Directions for this task:
Emit the data below verbatim, stripping out any pictures.

Dataset content:
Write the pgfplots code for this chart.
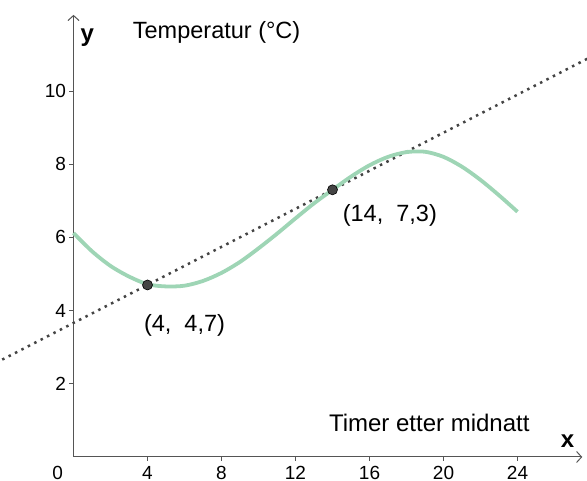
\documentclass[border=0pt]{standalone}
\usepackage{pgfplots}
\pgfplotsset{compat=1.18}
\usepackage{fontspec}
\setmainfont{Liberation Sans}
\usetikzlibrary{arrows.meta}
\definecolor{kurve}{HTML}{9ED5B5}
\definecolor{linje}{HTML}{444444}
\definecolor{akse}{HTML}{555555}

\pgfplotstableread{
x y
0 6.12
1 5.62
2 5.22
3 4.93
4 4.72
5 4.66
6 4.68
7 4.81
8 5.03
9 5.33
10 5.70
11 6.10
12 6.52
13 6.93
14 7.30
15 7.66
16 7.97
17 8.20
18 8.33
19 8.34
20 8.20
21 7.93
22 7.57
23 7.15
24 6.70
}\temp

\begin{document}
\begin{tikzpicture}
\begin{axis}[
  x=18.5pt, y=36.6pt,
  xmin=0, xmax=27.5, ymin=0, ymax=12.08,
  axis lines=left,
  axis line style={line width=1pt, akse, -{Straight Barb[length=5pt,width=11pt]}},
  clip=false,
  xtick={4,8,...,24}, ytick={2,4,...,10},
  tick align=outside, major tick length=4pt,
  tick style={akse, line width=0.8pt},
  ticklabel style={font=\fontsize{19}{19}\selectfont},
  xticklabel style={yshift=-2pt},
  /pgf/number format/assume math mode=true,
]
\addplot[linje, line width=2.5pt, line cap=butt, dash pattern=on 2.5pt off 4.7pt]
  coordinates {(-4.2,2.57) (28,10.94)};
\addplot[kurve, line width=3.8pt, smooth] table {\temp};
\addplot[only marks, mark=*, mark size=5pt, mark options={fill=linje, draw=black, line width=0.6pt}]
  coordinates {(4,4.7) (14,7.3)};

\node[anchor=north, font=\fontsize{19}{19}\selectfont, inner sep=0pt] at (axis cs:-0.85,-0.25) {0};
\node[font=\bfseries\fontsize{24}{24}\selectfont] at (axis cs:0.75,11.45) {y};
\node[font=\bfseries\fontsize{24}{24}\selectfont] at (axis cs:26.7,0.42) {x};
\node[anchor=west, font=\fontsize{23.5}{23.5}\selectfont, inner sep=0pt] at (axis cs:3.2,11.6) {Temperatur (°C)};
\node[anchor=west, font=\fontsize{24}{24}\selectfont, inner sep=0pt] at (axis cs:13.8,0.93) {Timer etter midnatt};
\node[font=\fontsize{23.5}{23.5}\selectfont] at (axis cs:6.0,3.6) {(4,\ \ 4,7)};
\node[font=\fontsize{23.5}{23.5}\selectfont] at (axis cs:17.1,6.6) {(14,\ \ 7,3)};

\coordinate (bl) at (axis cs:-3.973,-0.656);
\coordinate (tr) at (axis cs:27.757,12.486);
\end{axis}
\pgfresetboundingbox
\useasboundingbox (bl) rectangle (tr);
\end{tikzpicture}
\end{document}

Result for this task:
Write the pgfplots code for this chart.
\documentclass[border=0pt]{standalone}
\usepackage{pgfplots}
\pgfplotsset{compat=1.18}
\usepackage{fontspec}
\setmainfont{Liberation Sans}
\usetikzlibrary{arrows.meta}
\definecolor{kurve}{HTML}{9ED5B5}
\definecolor{linje}{HTML}{444444}
\definecolor{akse}{HTML}{555555}

\pgfplotstableread{
x y
0 6.12
1 5.62
2 5.22
3 4.93
4 4.72
5 4.66
6 4.68
7 4.81
8 5.03
9 5.33
10 5.70
11 6.10
12 6.52
13 6.93
14 7.30
15 7.66
16 7.97
17 8.20
18 8.33
19 8.34
20 8.20
21 7.93
22 7.57
23 7.15
24 6.70
}\temp

\begin{document}
\begin{tikzpicture}
\begin{axis}[
  x=18.5pt, y=36.6pt,
  xmin=0, xmax=27.5, ymin=0, ymax=12.08,
  axis lines=left,
  axis line style={line width=1pt, akse, -{Straight Barb[length=5pt,width=11pt]}},
  clip=false,
  xtick={4,8,...,24}, ytick={2,4,...,10},
  tick align=outside, major tick length=4pt,
  tick style={akse, line width=0.8pt},
  ticklabel style={font=\fontsize{19}{19}\selectfont},
  xticklabel style={yshift=-2pt},
  /pgf/number format/assume math mode=true,
]
\addplot[linje, line width=2.5pt, line cap=butt, dash pattern=on 2.5pt off 4.7pt]
  coordinates {(-4.2,2.57) (28,10.94)};
\addplot[kurve, line width=3.8pt, smooth] table {\temp};
\addplot[only marks, mark=*, mark size=5pt, mark options={fill=linje, draw=black, line width=0.6pt}]
  coordinates {(4,4.7) (14,7.3)};

\node[anchor=north, font=\fontsize{19}{19}\selectfont, inner sep=0pt] at (axis cs:-0.85,-0.25) {0};
\node[font=\bfseries\fontsize{24}{24}\selectfont] at (axis cs:0.75,11.45) {y};
\node[font=\bfseries\fontsize{24}{24}\selectfont] at (axis cs:26.7,0.42) {x};
\node[anchor=west, font=\fontsize{23.5}{23.5}\selectfont, inner sep=0pt] at (axis cs:3.2,11.6) {Temperatur (°C)};
\node[anchor=west, font=\fontsize{24}{24}\selectfont, inner sep=0pt] at (axis cs:13.8,0.93) {Timer etter midnatt};
\node[font=\fontsize{23.5}{23.5}\selectfont] at (axis cs:6.0,3.6) {(4,\ \ 4,7)};
\node[font=\fontsize{23.5}{23.5}\selectfont] at (axis cs:17.1,6.6) {(14,\ \ 7,3)};

\coordinate (bl) at (axis cs:-3.973,-0.656);
\coordinate (tr) at (axis cs:27.757,12.486);
\end{axis}
\pgfresetboundingbox
\useasboundingbox (bl) rectangle (tr);
\end{tikzpicture}
\end{document}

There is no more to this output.